The present invention relates to a method and apparatus for the graphic, particularly photographic, registration of moving vehicles by a Doppler radar speed measuring device equipped with a recording device such as a camera.
More particularly, the present invention combines a Doppler radar speed measuring device with a recording device so that a proper record can be made of cars which exceed the applicable speed limit. After a vehicle enters the measuring beam of the radar device, the vehicle is registered from the direction in which it is travelling and a corresponding measured speed value is determined during a measuring stage. If the measured speed value exceeds a specific threshold value, the recording device is triggered and the measured speed value is printed or superimposed onto the photograph.
German Patent No. 1 805 903 (U.S. Pat. No. 3,754,253) discloses a process for triggering a camera with a Doppler radar speed measuring device, in which the vehicles are measured from behind and photographed. The triggering of the camera is suppressed when the measured speed value cannot be assigned with certainty to a particular vehicle.
Since when surveying and photographing moving traffic from behind a vehicle only the vehicle at fault is identified and not the driver thereof, the practice has recently been adopted of taking a so-called frontal photograph either with or without the photograph from behind, which also makes possible a clear identification of the driver of the vehicle. A suitable device is disclosed, for example in German patent No. 28 02 448.
Thus, either a speed measuring device of the type described in German Patent No. 1 805 903 (U.S. Pat. No. 3,754,253) is positioned at the roadside together with a frontal camera device such as the type described in German Patent No. 28 02 448 coupled to it and the vehicles are measured from behind and photographed both from behind the vehicle and from the front, or a single speed measuring device is used and the vehicles are measured and photographed only from the front.
In the first case, the apparatus becomes more expensive due to the use of two cameras and it also becomes impractical and is only suitable for stationary and not for mobile use. In the second case, the requirement that the vehicle must be photographed as soon as possible after entering the measuring area of the radar device, since otherwise it will leave the field of vision of the camera, means that the determination of the speed value must take place within a relatively short measuring distance. Since the measurement is immediately concluded after the determination of the measuring value, the camera is triggered while the vehicle is still at the beginning of the measuring range of the radar device. Thus, the greater part of the Doppler signal produced as the vehicle travels through the measuring beam remains unevaluated, thereby reducing the measuring reliability.
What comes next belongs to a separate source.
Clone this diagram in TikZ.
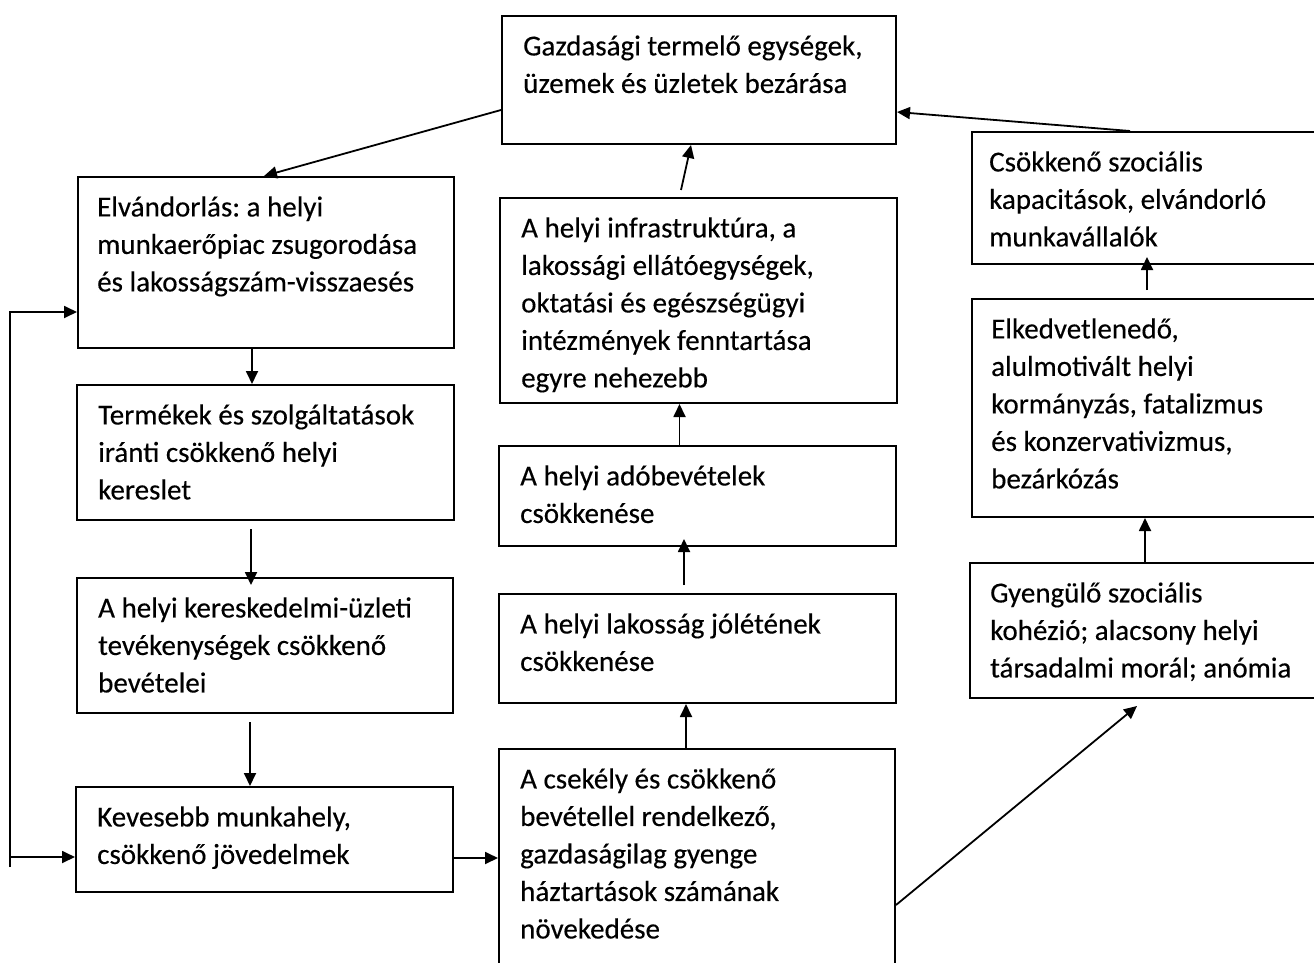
\documentclass[tikz,border=0pt]{standalone}
\usepackage{fontspec}
\setmainfont{Carlito}[FakeBold=0.3]
\usetikzlibrary{arrows.meta}
\tikzset{
  boxst/.style={draw, line width=2pt, inner sep=0pt, anchor=north west},
  txt/.style={anchor=north west, inner sep=0pt, align=left, font=\fontsize{29}{37.5}\selectfont\frenchspacing},
  arr/.style={line width=1.8pt, -{Triangle[length=13pt,width=12pt]}}
}
\begin{document}
\begin{tikzpicture}[x=1pt,y=-1pt]
\useasboundingbox (0,0) rectangle (1314,963);
\clip (0,0) rectangle (1314,963);
\fill[white] (0,0) rectangle (1314,963);
% boxes
\node[boxst, minimum width=394pt, minimum height=128pt] (top) at (501,15) {};
\node[boxst, minimum width=376pt, minimum height=171pt] (elv) at (77,176) {};
\node[boxst, minimum width=377pt, minimum height=135pt] (term) at (76,384) {};
\node[boxst, minimum width=376pt, minimum height=135pt] (ker) at (76,577) {};
\node[boxst, minimum width=377pt, minimum height=105pt] (kev) at (75,786) {};
\node[boxst, minimum width=397pt, minimum height=205pt] (infra) at (499,197) {};
\node[boxst, minimum width=397pt, minimum height=100pt] (ado) at (498,445) {};
\node[boxst, minimum width=397pt, minimum height=109pt] (jol) at (498,593) {};
\node[boxst, minimum width=396pt, minimum height=260pt] (cse) at (498,748) {};
\node[boxst, minimum width=400pt, minimum height=132pt] (csk) at (971,131) {};
\node[boxst, minimum width=400pt, minimum height=218pt] (elk) at (971,298) {};
\node[boxst, minimum width=400pt, minimum height=135pt] (gye) at (969,562) {};
% texts
\node[txt] (topT) at ([shift={(22pt,-14pt)}]top.north west) {\strut Gazdasági termelő egységek,\\üzemek és üzletek bezárása};
\node[txt] (elvT) at ([shift={(20pt,-14pt)}]elv.north west) {\strut Elvándorlás: a helyi\\munkaerőpiac zsugorodása\\és lakosságszám-visszaesés};
\node[txt] (termT) at ([shift={(22pt,-14pt)}]term.north west) {\strut Termékek és szolgáltatások\\iránti csökkenő helyi\\kereslet};
\node[txt] (kerT) at ([shift={(22pt,-14pt)}]ker.north west) {\strut A helyi kereskedelmi-üzleti\\tevékenységek csökkenő\\bevételei};
\node[txt] (kevT) at ([shift={(22pt,-14pt)}]kev.north west) {\strut Kevesebb munkahely,\\csökkenő jövedelmek};
\node[txt] (infraT) at ([shift={(22pt,-14pt)}]infra.north west) {\strut A helyi infrastruktúra, a\\lakossági ellátóegységek,\\oktatási és egészségügyi\\intézmények fenntartása\\egyre nehezebb};
\node[txt] (adoT) at ([shift={(22pt,-14pt)}]ado.north west) {\strut A helyi adóbevételek\\csökkenése};
\node[txt] (jolT) at ([shift={(22pt,-14pt)}]jol.north west) {\strut A helyi lakosság jólétének\\csökkenése};
\node[txt] (cseT) at ([shift={(22pt,-14pt)}]cse.north west) {\strut A csekély és csökkenő\\bevétellel rendelkező,\\gazdaságilag gyenge\\háztartások számának\\növekedése};
\node[txt] (cskT) at ([shift={(18pt,-14pt)}]csk.north west) {\strut Csökkenő szociális\\kapacitások, elvándorló\\munkavállalók};
\node[txt] (elkT) at ([shift={(20pt,-14pt)}]elk.north west) {\strut Elkedvetlenedő,\\alulmotivált helyi\\kormányzás, fatalizmus\\és konzervativizmus,\\bezárkózás};
\node[txt] (gyeT) at ([shift={(21pt,-14pt)}]gye.north west) {\strut Gyengülő szociális\\kohézió; alacsony helyi\\társadalmi morál; anómia};
% connectors
\draw[arr] ([yshift=-30pt]top.west) -- ([xshift=-2pt]elv.north);
\draw[arr] ([xshift=159pt]csk.north west) -- ([yshift=-32pt]top.east);
\draw[arr] ([xshift=-17.5pt,yshift=7pt]infra.north) -- ([xshift=-8pt]top.south);
\draw[arr] ([xshift=-18pt]ado.north) -- ([xshift=-18pt]ado.north |- infra.south);
\draw[arr] ([xshift=-13.5pt,yshift=8pt]jol.north) -- ([xshift=-13.5pt,yshift=8pt]jol.north |- ado.south);
\draw[arr] ([xshift=-11pt]cse.north) -- ([xshift=-11pt]cse.north |- jol.south);
\draw[arr] ([xshift=-14pt]elv.south) -- ([xshift=-14pt]elv.south |- term.north);
\draw[arr] ([xshift=-14.5pt,yshift=-8pt]term.south) -- ([xshift=-14.5pt,yshift=-8pt]term.south |- ker.north);
\draw[arr] ([xshift=-15pt,yshift=-8pt]ker.south) -- ([xshift=-15pt]ker.south |- kev.north);
\draw[arr] ([yshift=-18.5pt]kev.east) -- ([yshift=-18.5pt]kev.east -| cse.west);
\coordinate (fbA) at (10,867);
\coordinate (fbB) at (10,857);
\draw[arr] (fbA) |- ([yshift=-49.5pt]elv.west);
\draw[arr] (fbB) -- (fbB -| kev.west);
\draw[arr] ([yshift=-157pt]cse.north east) -- ([xshift=168pt,yshift=-7pt]gye.south west);
\draw[arr] ([xshift=176pt]gye.north west) -- ([xshift=176pt]gye.north west |- elk.south);
\draw[arr] ([xshift=176pt,yshift=8pt]elk.north west) -- ([xshift=176pt,yshift=8pt]elk.north west |- csk.south);
\end{tikzpicture}
\end{document}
Thus, for example, a vehicle passing another directly during or after the measurement within the measuring range of the radar device is not detected, since several vehicles are shown on the corresponding photograph in a relatively small area, and the certain allocation of the printed measured speed value to one particular vehicle shown is not possible. So as to avoid incorrect allocation, the evaluation of such photographs having several vehicles at relatively small spacings must be dispensed with. The proportion of those photographs which cannot be evaluated, however, is relatively large in today's heavy traffic.